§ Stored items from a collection
============
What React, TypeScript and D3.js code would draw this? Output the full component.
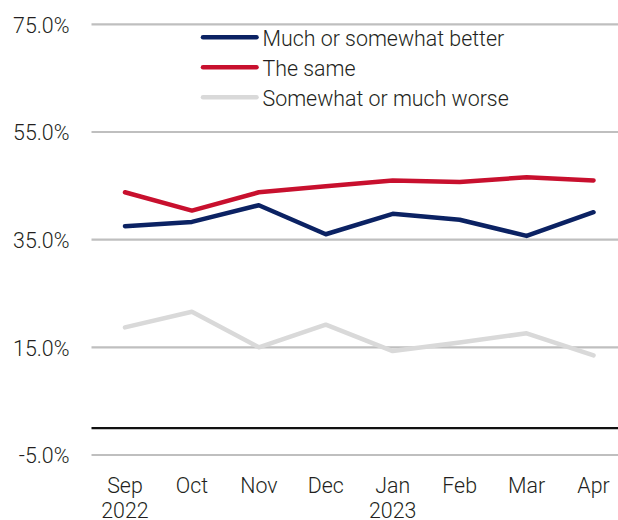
import React from "react";
import * as d3 from "d3";

const months = ["Sep", "Oct", "Nov", "Dec", "Jan", "Feb", "Mar", "Apr"];
const years = ["2022", "", "", "", "2023", "", "", ""];
const better = [37.5, 38.3, 41.4, 36.0, 39.8, 38.7, 35.7, 40.1];
const same = [43.8, 40.4, 43.8, 44.9, 46.0, 45.7, 46.6, 46.0];
const worse = [18.7, 21.6, 15.0, 19.2, 14.3, 15.9, 17.6, 13.5];
const yTicks = [-5, 15, 35, 55, 75];

const seriesNames = ["Much or somewhat better", "The same", "Somewhat or much worse"];
const seriesColors = ["#0b2263", "#c8102e", "#d9d9d9"];
const seriesData = [better, same, worse];

const W = 618;
const H = 520;
const FONT = "Roboto, 'Noto Sans', sans-serif";
const FS = 23;
const SX = 0.93;
const TEXT = "#231f20";

export default function App() {
  const x = d3.scaleBand<string>().domain(months).range([91.5, 627]).padding(0);
  const cx = (m: string) => (x(m) as number) + x.bandwidth() / 2;
  const y = d3.scaleLinear().domain([-5, 75]).range([455, 24.3]);
  const fmt = (v: number) => d3.format(".1f")(v).replace("\u2212", "-") + "%";
  const line = d3
    .line<number>()
    .x((_, i) => cx(months[i]))
    .y((d) => y(d));

  const txt = (
    key: string,
    tx: number,
    ty: number,
    s: string,
    anchor: "start" | "middle" | "end"
  ) => (
    <text
      key={key}
      transform={`translate(${tx},${ty}) scale(${SX},1)`}
      textAnchor={anchor}
      fontFamily={FONT}
      fontWeight={300}
      fontSize={FS}
      fill={TEXT}
    >
      {s}
    </text>
  );

  return (
    <svg
      width={W}
      height={H}
      style={{ position: "absolute", left: 0, top: 0, background: "#fff" }}
    >
      {yTicks.map((t) => (
        <line
          key={"g" + t}
          x1={91.5}
          x2={W}
          y1={y(t)}
          y2={y(t)}
          stroke="#bfbfbf"
          strokeWidth={2.2}
        />
      ))}
      <line x1={91.5} x2={W} y1={y(0)} y2={y(0)} stroke="#111" strokeWidth={2.2} />
      {yTicks.map((t) => txt("yl" + t, 69.5, y(t) + 8.3, fmt(t), "end"))}
      {months.map((m) => txt("m" + m, cx(m), 492.7, m, "middle"))}
      {months.map((m, i) =>
        years[i] ? txt("yr" + m, cx(m), 517.5, years[i], "middle") : null
      )}
      {seriesData
        .map((d, i) => ({ d, i }))
        .reverse()
        .map(({ d, i }) => (
          <path
            key={"s" + i}
            d={line(d) as string}
            fill="none"
            stroke={seriesColors[i]}
            strokeWidth={4.5}
            strokeLinejoin="round"
            strokeLinecap="round"
          />
        ))}
      {seriesNames.map((n, i) => (
        <g key={"lg" + i}>
          <line
            x1={203}
            x2={256.5}
            y1={37.3 + i * 30}
            y2={37.3 + i * 30}
            stroke={seriesColors[i]}
            strokeWidth={4.5}
            strokeLinecap="round"
          />
          {txt("lt" + i, 262.5, 37.3 + i * 30 + 8.4, n, "start")}
        </g>
      ))}
    </svg>
  );
}
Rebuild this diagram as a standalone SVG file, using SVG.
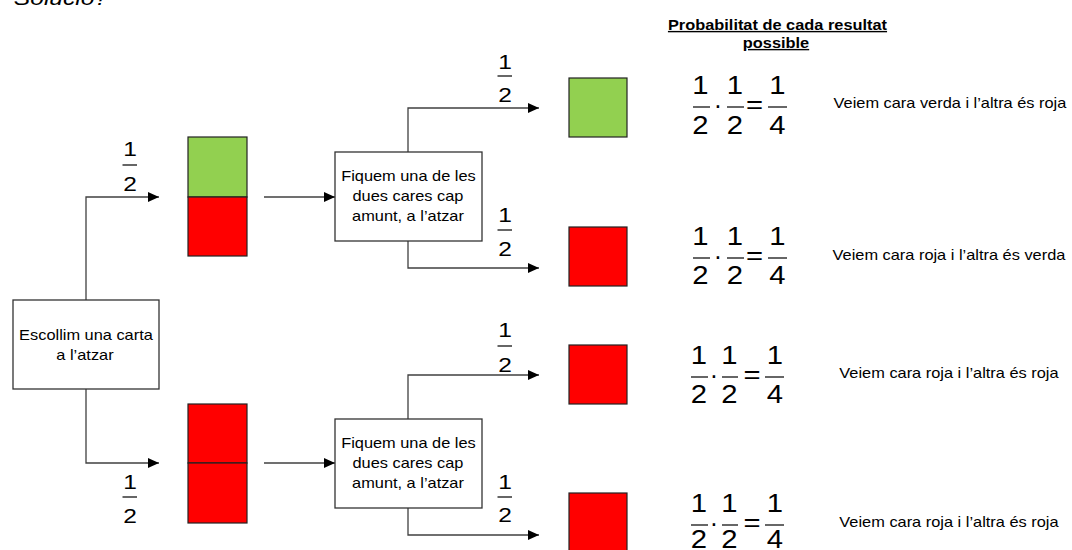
<svg xmlns="http://www.w3.org/2000/svg" width="1072" height="550" viewBox="0 0 1072 550">
<style>
text{font-family:"Liberation Sans",Arial,sans-serif;fill:#000}
.s{transform-box:fill-box;transform-origin:center;transform:scaleX(1.17)}
.b{font-size:14px;text-anchor:middle}
.h{font-size:14px;font-weight:bold;text-anchor:middle;text-decoration:underline}
.f{font-size:21px;text-anchor:middle}
.g{font-size:25px;text-anchor:middle}
.ti{font-size:21px;font-style:italic;text-anchor:middle}
.box{fill:#fff;stroke:#333;stroke-width:1.3}
.c{fill:none;stroke:#404040;stroke-width:1.3}
.bar{stroke:#000;stroke-width:1.2}
.gr{fill:#92D050;stroke:#222;stroke-width:1.2}
.rd{fill:#FF0000;stroke:#222;stroke-width:1.2}
</style>
<defs>
<marker id="ah" markerUnits="userSpaceOnUse" markerWidth="11" markerHeight="10" refX="11" refY="5" orient="auto">
<path d="M0,0 L11,5 L0,10 z" fill="#000"/>
</marker>
</defs>

<text class="ti s" x="61" y="5">Solució?</text>

<g id="heading">
<text class="h s" x="777.5" y="30">Probabilitat de cada resultat</text>
<text class="h s" x="776" y="48">possible</text>
</g>

<g id="connectors">
<path class="c" d="M86,300 V197 H159" marker-end="url(#ah)"/>
<path class="c" d="M86,389 V463 H159" marker-end="url(#ah)"/>
<path class="c" d="M264,197 H335" marker-end="url(#ah)"/>
<path class="c" d="M264,463 H335" marker-end="url(#ah)"/>
<path class="c" d="M408,152 V108 H539" marker-end="url(#ah)"/>
<path class="c" d="M408,241 V268 H539" marker-end="url(#ah)"/>
<path class="c" d="M408,419 V375 H539" marker-end="url(#ah)"/>
<path class="c" d="M408,508 V535 H539" marker-end="url(#ah)"/>
<g id="lab1">
<text class="f s" x="130" y="156">1</text><line class="bar" x1="122.5" y1="165" x2="137" y2="165"/><text class="f s" x="130" y="191">2</text>
</g>
<g id="lab2">
<text class="f s" x="130" y="489">1</text><line class="bar" x1="122.5" y1="497" x2="137" y2="497"/><text class="f s" x="130" y="523">2</text>
</g>
<g id="lab3">
<text class="f s" x="505" y="69">1</text><line class="bar" x1="497.5" y1="76" x2="512" y2="76"/><text class="f s" x="505" y="102">2</text>
</g>
<g id="lab4">
<text class="f s" x="505" y="222">1</text><line class="bar" x1="497.5" y1="230" x2="512" y2="230"/><text class="f s" x="505" y="256">2</text>
</g>
<g id="lab5">
<text class="f s" x="505" y="337">1</text><line class="bar" x1="497.5" y1="346" x2="512" y2="346"/><text class="f s" x="505" y="372">2</text>
</g>
<g id="lab6">
<text class="f s" x="505" y="489">1</text><line class="bar" x1="497.5" y1="497" x2="512" y2="497"/><text class="f s" x="505" y="522">2</text>
</g>
</g>

<g id="start">
<rect class="box" x="13" y="300" width="146" height="89"/>
<text class="b s" x="86" y="340.5">Escollim una carta</text>
<text class="b s" x="85" y="360">a l’atzar</text>
</g>

<g id="card1">
<rect class="gr" x="188" y="137" width="59" height="60"/>
<rect class="rd" x="188" y="197" width="59" height="59"/>
</g>
<g id="card2">
<rect class="rd" x="188" y="404" width="59" height="59"/>
<rect class="rd" x="188" y="463" width="59" height="60"/>
</g>

<g id="flip1">
<rect class="box" x="335" y="152" width="147" height="89"/>
<text class="b s" x="408.5" y="181.5">Fiquem una de les</text>
<text class="b s" x="408" y="201.5">dues cares cap</text>
<text class="b s" x="408" y="221">amunt, a l’atzar</text>
</g>
<g id="flip2">
<rect class="box" x="335" y="419" width="147" height="89"/>
<text class="b s" x="408.5" y="448.5">Fiquem una de les</text>
<text class="b s" x="408" y="468.5">dues cares cap</text>
<text class="b s" x="408" y="488">amunt, a l’atzar</text>
</g>

<g id="out1"><rect class="gr" x="569" y="78" width="58" height="59"/></g>
<g id="out2"><rect class="rd" x="569" y="227" width="58" height="59"/></g>
<g id="out3"><rect class="rd" x="569" y="345" width="58" height="59"/></g>
<g id="out4"><rect class="rd" x="569" y="493" width="58" height="59"/></g>

<g id="prob1">
<text class="g s" x="700.5" y="94">1</text><line class="bar" x1="693" y1="107" x2="710" y2="107"/><text class="g s" x="700.5" y="134">2</text>
<text class="g" x="718" y="114">·</text>
<text class="g s" x="735" y="94">1</text><line class="bar" x1="727" y1="107" x2="744" y2="107"/><text class="g s" x="735" y="134">2</text>
<text class="g s" x="754.5" y="113.5">=</text>
<text class="g s" x="777.5" y="94">1</text><line class="bar" x1="768" y1="107" x2="787" y2="107"/><text class="g s" x="777.5" y="134">4</text>
<text class="b s" x="950" y="108">Veiem cara verda i l’altra és roja</text>
</g>
<g id="prob2">
<text class="g s" x="700.5" y="245">1</text><line class="bar" x1="693" y1="258" x2="710" y2="258"/><text class="g s" x="700.5" y="284">2</text>
<text class="g" x="718" y="265">·</text>
<text class="g s" x="735" y="245">1</text><line class="bar" x1="727" y1="258" x2="744" y2="258"/><text class="g s" x="735" y="284">2</text>
<text class="g s" x="754.5" y="264.5">=</text>
<text class="g s" x="777.5" y="245">1</text><line class="bar" x1="768" y1="258" x2="787" y2="258"/><text class="g s" x="777.5" y="284">4</text>
<text class="b s" x="949" y="260">Veiem cara roja i l’altra és verda</text>
</g>
<g id="prob3">
<text class="g s" x="699" y="364">1</text><line class="bar" x1="691" y1="377" x2="708" y2="377"/><text class="g s" x="699" y="403">2</text>
<text class="g" x="714" y="384">·</text>
<text class="g s" x="729.5" y="364">1</text><line class="bar" x1="722" y1="377" x2="738" y2="377"/><text class="g s" x="729.5" y="403">2</text>
<text class="g s" x="752" y="383.5">=</text>
<text class="g s" x="775" y="364">1</text><line class="bar" x1="765" y1="377" x2="784" y2="377"/><text class="g s" x="775" y="403">4</text>
<text class="b s" x="949" y="378">Veiem cara roja i l’altra és roja</text>
</g>
<g id="prob4">
<text class="g s" x="699" y="512">1</text><line class="bar" x1="691" y1="525" x2="708" y2="525"/><text class="g s" x="699" y="548">2</text>
<text class="g" x="714" y="532">·</text>
<text class="g s" x="729.5" y="512">1</text><line class="bar" x1="722" y1="525" x2="738" y2="525"/><text class="g s" x="729.5" y="548">2</text>
<text class="g s" x="752" y="531.5">=</text>
<text class="g s" x="775" y="512">1</text><line class="bar" x1="765" y1="525" x2="784" y2="525"/><text class="g s" x="775" y="548">4</text>
<text class="b s" x="949" y="527">Veiem cara roja i l’altra és roja</text>
</g>
</svg>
============
§ Problem statement
List each line of the records that holds the string "this".

§ Answer
What React, TypeScript and D3.js code would draw this? Output the full component.
Rebuild this diagram as a standalone SVG file, using SVG.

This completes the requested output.